Credit Corp Group Limited has reported a remarkable turnaround for the half-year ended 31 December 2024, posting a 464% increase in profit after tax to $44.1 million and a 45% rise in revenue to $271.5 million. The company also declared a fully franked interim dividend of 32 cents per share, signalling confidence in ongoing growth.
- 464% increase in net profit after tax to $44.1 million
- 45% revenue growth to $271.5 million driven by US collections and consumer lending
- Consumer lending segment NPAT up 79%, loan book reaches record $465 million
- Interim dividend declared at 32 cents per share, fully franked
- US operations show 12% collections growth with improved labour productivity
Strong Financial Turnaround
Credit Corp Group Limited has delivered a striking financial recovery in the first half of the 2025 fiscal year, reporting a net profit after tax (NPAT) of $44.1 million. This represents a 464% increase compared to a loss of $12.1 million in the prior corresponding period. Revenue surged 45% to $271.5 million, reflecting robust operational performance across its core segments.

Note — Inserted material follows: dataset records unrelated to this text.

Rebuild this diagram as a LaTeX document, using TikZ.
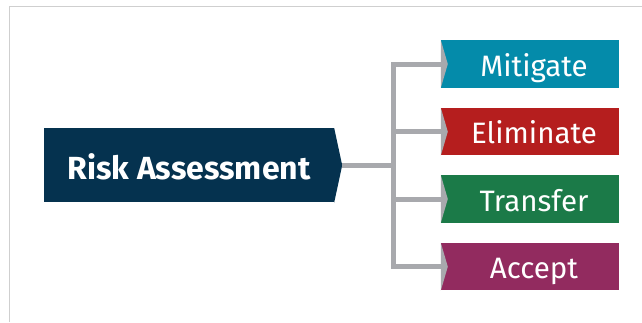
\documentclass[tikz,border=0pt]{standalone}
\usepackage{fontspec}
\setmainfont{Fira Sans}
\usetikzlibrary{calc}

\definecolor{navy}{HTML}{05324F}
\definecolor{teal}{HTML}{048BAA}
\definecolor{brick}{HTML}{B51E1E}
\definecolor{forest}{HTML}{1B7A48}
\definecolor{plum}{HTML}{922B5F}
\definecolor{linkgray}{HTML}{A8A9AD}
\definecolor{framegray}{HTML}{CFCFCF}

\tikzset{
  mainbox/.style={fill=navy, text=white, font=\bfseries\fontsize{32}{32}\selectfont,
    minimum width=290pt, minimum height=74pt, inner sep=0pt,
    text height=28pt, text depth=0pt},
  choice/.style={fill=#1, text=white, font=\fontsize{29.5}{29.5}\selectfont,
    minimum width=178pt, minimum height=47.5pt, inner sep=0pt,
    text height=24.3pt, text depth=0pt},
  link/.style={draw=linkgray, line width=5pt},
}

\begin{document}
\begin{tikzpicture}[x=1pt,y=-1pt]
  \useasboundingbox (0,0) rectangle (642,322);
  \draw[framegray, line width=1.5pt] (9.3,322) -- (9.3,6.5) -- (642,6.5);

  \node[mainbox] (risk) at (189,165.3) {Risk Assessment};
  \coordinate (tip) at ($(risk.east)+(8,0)$);
  \fill[navy] (risk.north east) -- (tip) -- (risk.south east) -- cycle;

  \node[choice=teal] (mit) at (530,64) {\hspace*{8pt}Mitigate};
  \node[choice=brick] (eli) at (530,131.7) {\hspace*{8pt}Eliminate};
  \node[choice=forest] (tra) at (530,199) {\hspace*{8pt}Transfer};
  \node[choice=plum] (acc) at (530,266.7) {\hspace*{8pt}Accept};

  \coordinate (fork) at (393.3,165.3);
  \draw[link] (tip) -- (fork);
  \draw[link] (mit.west) -| (fork) |- (acc.west);
  \draw[link] (fork |- eli.west) -- (eli.west);
  \draw[link] (fork |- tra.west) -- (tra.west);

  \foreach \opt in {mit,eli,tra,acc}
    \fill[linkgray] (\opt.north west) -- ($(\opt.west)+(7,0)$) -- (\opt.south west) -- cycle;
\end{tikzpicture}
\end{document}
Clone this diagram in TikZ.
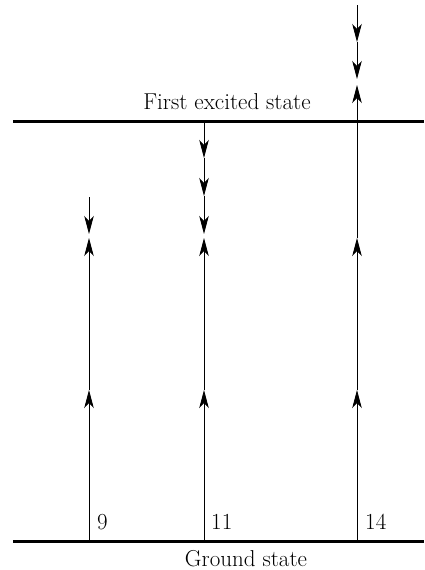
\documentclass[tikz,border=0pt]{standalone}
\usetikzlibrary{arrows.meta}
\begin{document}
\begin{tikzpicture}[x=1pt,y=-1pt,
  level/.style={line width=3pt},
  trans/.style={line width=0.8pt,-{Stealth[length=18pt,width=9.5pt,inset=5pt]}},
  lbl/.style={font=\fontsize{23}{27}\selectfont, inner sep=0pt}]
\useasboundingbox (0,0) rectangle (424,570);
% level lines
\coordinate (gl) at (13,541); \coordinate (gr) at (424,541);
\coordinate (el) at (13,121); \coordinate (er) at (424,121);
\draw[level] (gl) -- (gr);
\draw[level] (el) -- (er);
\node[lbl, anchor=base] (gs) at (246,566) {Ground state};
\node[lbl, anchor=base] (fes) at (227,109) {First excited state};
% column 9
\coordinate (a0) at (89,541); \coordinate (a1) at (89,390); \coordinate (a2) at (89,238);
\coordinate (ad0) at (89,197); \coordinate (ad1) at (89,234);
\draw[trans] (a0) -- (a1);
\draw[trans] (a1) -- (a2);
\draw[trans] (ad0) -- (ad1);
\node[lbl, anchor=base west] (n9) at (97,529) {9};
% column 11
\coordinate (b0) at (204,541); \coordinate (b1) at (204,390); \coordinate (b2) at (204,238);
\coordinate (bd0) at (204,121); \coordinate (bd1) at (204,158); \coordinate (bd2) at (204,196); \coordinate (bd3) at (204,234);
\draw[trans] (b0) -- (b1);
\draw[trans] (b1) -- (b2);
\draw[trans] (bd0) -- (bd1);
\draw[trans] (bd1) -- (bd2);
\draw[trans] (bd2) -- (bd3);
\node[lbl, anchor=base west] (n11) at (211,529) {11};
% column 14
\coordinate (c0) at (357,541); \coordinate (c1) at (357,390); \coordinate (c2) at (357,238); \coordinate (c3) at (357,85);
\coordinate (cd0) at (357,5); \coordinate (cd1) at (357,42); \coordinate (cd2) at (357,79);
\draw[trans] (c0) -- (c1);
\draw[trans] (c1) -- (c2);
\draw[trans] (c2) -- (c3);
\draw[trans] (cd0) -- (cd1);
\draw[trans] (cd1) -- (cd2);
\node[lbl, anchor=base west] (n14) at (365,529) {14};
\end{tikzpicture}
\end{document}
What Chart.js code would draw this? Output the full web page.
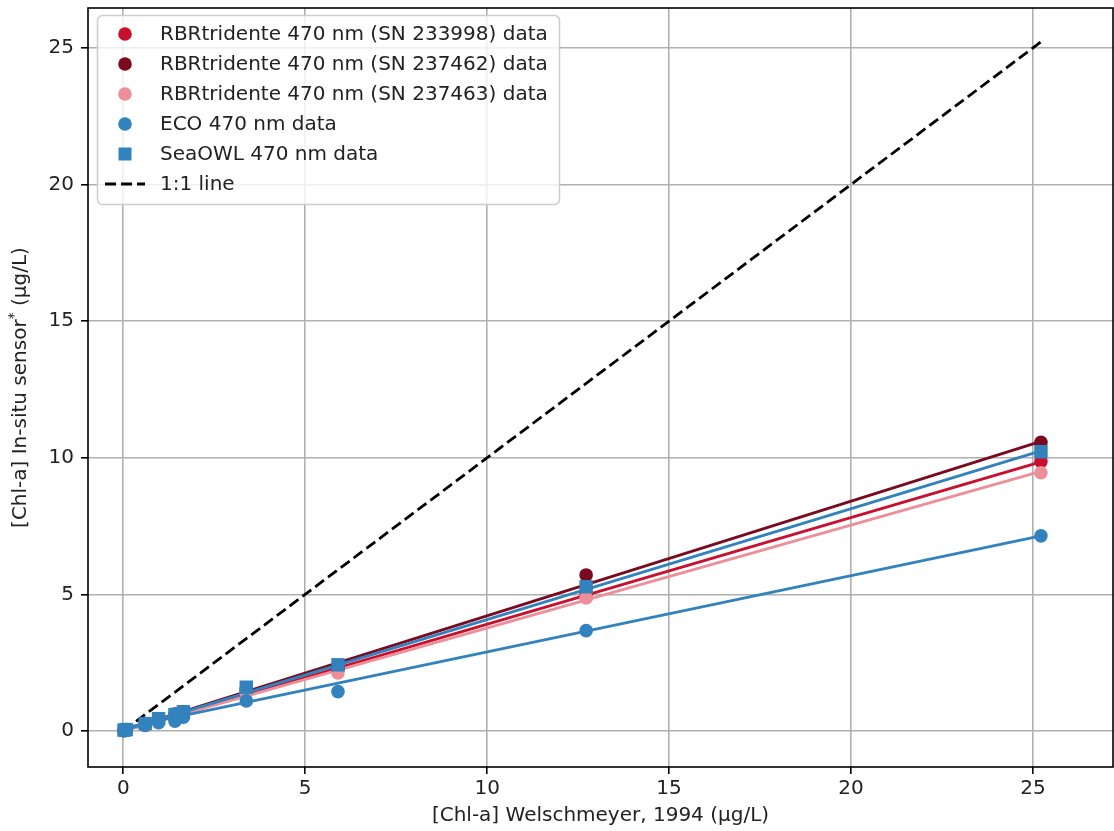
<!DOCTYPE html>
<html>
<head>
<meta charset="utf-8">
<script src="https://cdn.jsdelivr.net/npm/chart.js@4.4.0/dist/chart.umd.min.js"></script>
<style>
  html, body { margin: 0; padding: 0; background: #fff; }
  #wrap { width: 1114px; height: 831px; }
</style>
</head>
<body>
<div id="wrap"><canvas id="chart" width="1114" height="831"></canvas></div>
<script>
// reference chl-a (Welschmeyer, 1994), ug/L
const chlWelsch = [0.02, 0.08, 0.6, 0.97, 1.42, 1.65, 3.38, 5.9, 12.72, 25.22];

// in-situ sensor readings, ug/L
const rbr233998 = [0.02, 0.04, 0.25, 0.40, 0.58, 0.66, 1.45, 2.25, 5.00, 9.86];
const rbr237462 = [0.03, 0.05, 0.27, 0.43, 0.62, 0.70, 1.55, 2.35, 5.71, 10.56];
const rbr237463 = [0.02, 0.04, 0.23, 0.38, 0.55, 0.62, 1.40, 2.12, 4.87, 9.45];
const eco470 = [0.00, 0.03, 0.20, 0.30, 0.36, 0.50, 1.10, 1.44, 3.67, 7.14];
const seaowl470 = [0.03, 0.05, 0.27, 0.45, 0.60, 0.70, 1.60, 2.42, 5.28, 10.22];

const seriesLabels = [
    'RBRtridente 470 nm (SN 233998) data',
    'RBRtridente 470 nm (SN 237462) data',
    'RBRtridente 470 nm (SN 237463) data',
    'ECO 470 nm data',
    'SeaOWL 470 nm data'
];
const seriesValues = [rbr233998, rbr237462, rbr237463, eco470, seaowl470];
const seriesColors = ['#c8102e', '#7a0a1f', '#ec8f99', '#3182bd', '#3182bd'];
const seriesShapes = ['circle', 'circle', 'circle', 'circle', 'rect'];

// fitted lines, read at both ends
const fitX = [0, 25.22];
const fitStart = [0.0, 0.02, 0.0, 0.1, 0.02];
const fitEnd = [9.85, 10.6, 9.5, 7.14, 10.25];

const oneToOneX = [0, 25.22];
const oneToOneY = [0, 25.22];

const xTicks = [0, 5, 10, 15, 20, 25];
const yTicks = [0, 5, 10, 15, 20, 25];

const FONT = 'DejaVu Sans';
const PLOT_RIGHT = 1113;

const datasets = [];
seriesLabels.forEach((label, i) => {
    datasets.push({
        label: label,
        legendShape: seriesShapes[i],
        data: chlWelsch.map((x, j) => ({ x: x, y: seriesValues[i][j] })),
        pointStyle: seriesShapes[i],
        pointRadius: seriesShapes[i] === 'rect' ? 9.5 : 6.8,
        pointBackgroundColor: seriesColors[i],
        pointBorderWidth: 0,
        showLine: false,
        order: 5 - i
    });
});
seriesLabels.forEach((label, i) => {
    datasets.push({
        label: 'fit ' + label,
        data: fitX.map((x, j) => ({ x: x, y: j === 0 ? fitStart[i] : fitEnd[i] })),
        showLine: true,
        borderColor: seriesColors[i],
        borderWidth: 2.8,
        pointRadius: 0,
        order: 20 - i
    });
});
datasets.push({
    label: '1:1 line',
    legendShape: 'dash',
    data: oneToOneX.map((x, j) => ({ x: x, y: oneToOneY[j] })),
    showLine: true,
    borderColor: '#000',
    borderWidth: 2.8,
    borderDash: [11, 5],
    pointRadius: 0,
    order: 30
});

const insideLegend = {
    id: 'insideLegend',
    afterDatasetsDraw(chart) {
        const ctx = chart.ctx;
        const items = chart.data.datasets.filter(d => d.legendShape);
        ctx.save();
        ctx.beginPath();
        ctx.roundRect(97.5, 15.5, 462, 189, 5);
        ctx.fillStyle = 'rgba(255,255,255,0.8)';
        ctx.fill();
        ctx.strokeStyle = '#cccccc';
        ctx.lineWidth = 1.5;
        ctx.stroke();
        ctx.font = '20px "' + FONT + '"';
        ctx.textBaseline = 'middle';
        items.forEach((d, i) => {
            const y = 34 + i * 30;
            if (d.legendShape === 'dash') {
                ctx.strokeStyle = d.borderColor;
                ctx.lineWidth = d.borderWidth;
                ctx.setLineDash(d.borderDash);
                ctx.beginPath();
                ctx.moveTo(105, y);
                ctx.lineTo(145, y);
                ctx.stroke();
                ctx.setLineDash([]);
            } else {
                ctx.fillStyle = d.pointBackgroundColor;
                ctx.beginPath();
                if (d.legendShape === 'rect') {
                    ctx.rect(118.5, y - 6.5, 13, 13);
                } else {
                    ctx.arc(125, y, 6.8, 0, Math.PI * 2);
                }
                ctx.fill();
            }
            ctx.fillStyle = '#222';
            ctx.fillText(d.label, 160, y + 1);
        });
        ctx.restore();
    },
    afterDraw(chart) {
        const ctx = chart.ctx;
        const a = chart.chartArea;
        ctx.save();
        ctx.strokeStyle = '#000';
        ctx.lineWidth = 1.6;
        ctx.strokeRect(a.left, a.top, a.right - a.left, a.bottom - a.top);

        // y title with a raised asterisk
        const main = '[Chl-a] In-situ sensor';
        const sup = '*';
        const tail = ' (\u00b5g/L)';
        ctx.translate(21, (a.top + a.bottom) / 2);
        ctx.rotate(-Math.PI / 2);
        ctx.fillStyle = '#222';
        ctx.textBaseline = 'middle';
        ctx.font = '20px "' + FONT + '"';
        const w1 = ctx.measureText(main).width;
        const w3 = ctx.measureText(tail).width;
        ctx.font = '14px "' + FONT + '"';
        const w2 = ctx.measureText(sup).width;
        let x = -(w1 + w2 + w3) / 2;
        ctx.font = '20px "' + FONT + '"';
        ctx.fillText(main, x, 0);
        x += w1;
        ctx.font = '14px "' + FONT + '"';
        ctx.fillText(sup, x, -7);
        x += w2;
        ctx.font = '20px "' + FONT + '"';
        ctx.fillText(tail, x, 0);
        ctx.restore();
    }
};

const chart = new Chart(document.getElementById('chart'), {
    type: 'scatter',
    data: { datasets: datasets },
    options: {
        responsive: false,
        animation: false,
        devicePixelRatio: 1,
        layout: { autoPadding: false, padding: { top: 8, right: 1, left: 0, bottom: 0 } },
        plugins: {
            legend: { display: false },
            tooltip: { enabled: false }
        },
        scales: {
            x: {
                type: 'linear',
                min: -0.97,
                max: 27.2,
                afterFit: (scale) => {
                    scale.height = 64;
                    scale.paddingLeft = 0;
                    scale.paddingRight = 0;
                },
                afterBuildTicks: (scale) => { scale.ticks = xTicks.map(v => ({ value: v })); },
                grid: { color: '#b0b0b0', lineWidth: 1.6, tickColor: '#000', tickLength: 7, tickWidth: 1.6 },
                border: { display: false },
                ticks: { font: { family: FONT, size: 20 }, color: '#222', padding: 3, maxRotation: 0 },
                title: {
                    display: true,
                    text: '[Chl-a] Welschmeyer, 1994 (\u00b5g/L)',
                    font: { family: FONT, size: 20 },
                    color: '#222',
                    padding: { top: 4, bottom: 3 }
                }
            },
            y: {
                type: 'linear',
                min: -1.32,
                max: 26.46,
                afterFit: (scale) => {
                    scale.width = 88;
                    scale.paddingTop = 0;
                    scale.paddingBottom = 0;
                },
                afterBuildTicks: (scale) => { scale.ticks = yTicks.map(v => ({ value: v })); },
                grid: { color: '#b0b0b0', lineWidth: 1.6, tickColor: '#000', tickLength: 7, tickWidth: 1.6 },
                border: { display: false },
                ticks: { font: { family: FONT, size: 20 }, color: '#222', padding: 7 }
            }
        }
    },
    plugins: [insideLegend]
});

// pull the plot's right edge out to the frame position if layout left a gap
const gap = PLOT_RIGHT - chart.chartArea.right;
if (gap !== 0) {
    chart.options.layout.padding.right = 1 - gap;
    chart.update();
}
</script>
</body>
</html>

The turnaround is particularly notable given the prior period included a significant impairment charge related to the US Purchased Debt Ledger (PDL) book. Excluding this, underlying NPAT still grew by 32%, underscoring the strength of the company’s business model and strategic execution.
Growth Drivers: US Collections and Consumer Lending
The US debt purchasing and collection operations showed a 12% increase in collections despite a conservative investment approach over the half-year. Labour productivity improved by 28%, positioning the company well to scale up purchasing activity. Credit Corp anticipates investing approximately $150 million in the US market over the full year, capitalising on stable pricing and attractive credit card charge-off opportunities.
Meanwhile, the consumer lending segment experienced a 79% jump in NPAT to $24.9 million, driven by a strong starting loan book that reached a record $465 million. Although lending volumes moderated slightly due to broader industry deleveraging trends, the segment’s earnings conversion remains impressive. New product developments, including the upcoming launch of the Wizit digital credit card, are expected to broaden the lending portfolio and fuel future growth.
Dividend and Capital Management
Reflecting confidence in its financial position and outlook, Credit Corp declared a fully franked interim dividend of 32 cents per share, representing just under 50% payout of earnings per share for the half-year. This follows a 23-cent final dividend paid in September 2024. The company’s net tangible assets per share increased to $12.44, up from $10.56 a year earlier, highlighting strengthened balance sheet resilience.
Outlook and Strategic Positioning
Credit Corp’s directors affirm that operating performance and investment levels remain aligned with expectations. The company is well-positioned to capitalise on improving US market conditions and continued consumer lending momentum in Australia and New Zealand. While the Australian and New Zealand debt purchasing segment faces ongoing market challenges, its earnings decline has stabilised, suggesting a more predictable run-off phase.
Overall, Credit Corp’s half-year results reflect a successful execution of its growth strategy, combining operational efficiency with targeted investments. The company’s ability to navigate complex market dynamics while delivering shareholder returns will be closely watched as it progresses through FY2025.
Bottom Line?
Credit Corp’s robust half-year rebound sets the stage for accelerated US investment and expanded lending innovation.
Questions in the middle?
- How will Credit Corp balance increased US debt purchasing with evolving market risks?
- What impact will the Wizit digital credit card have on consumer lending growth and profitability?
- Can the Australian and New Zealand debt purchasing segment stabilise amid ongoing market headwinds?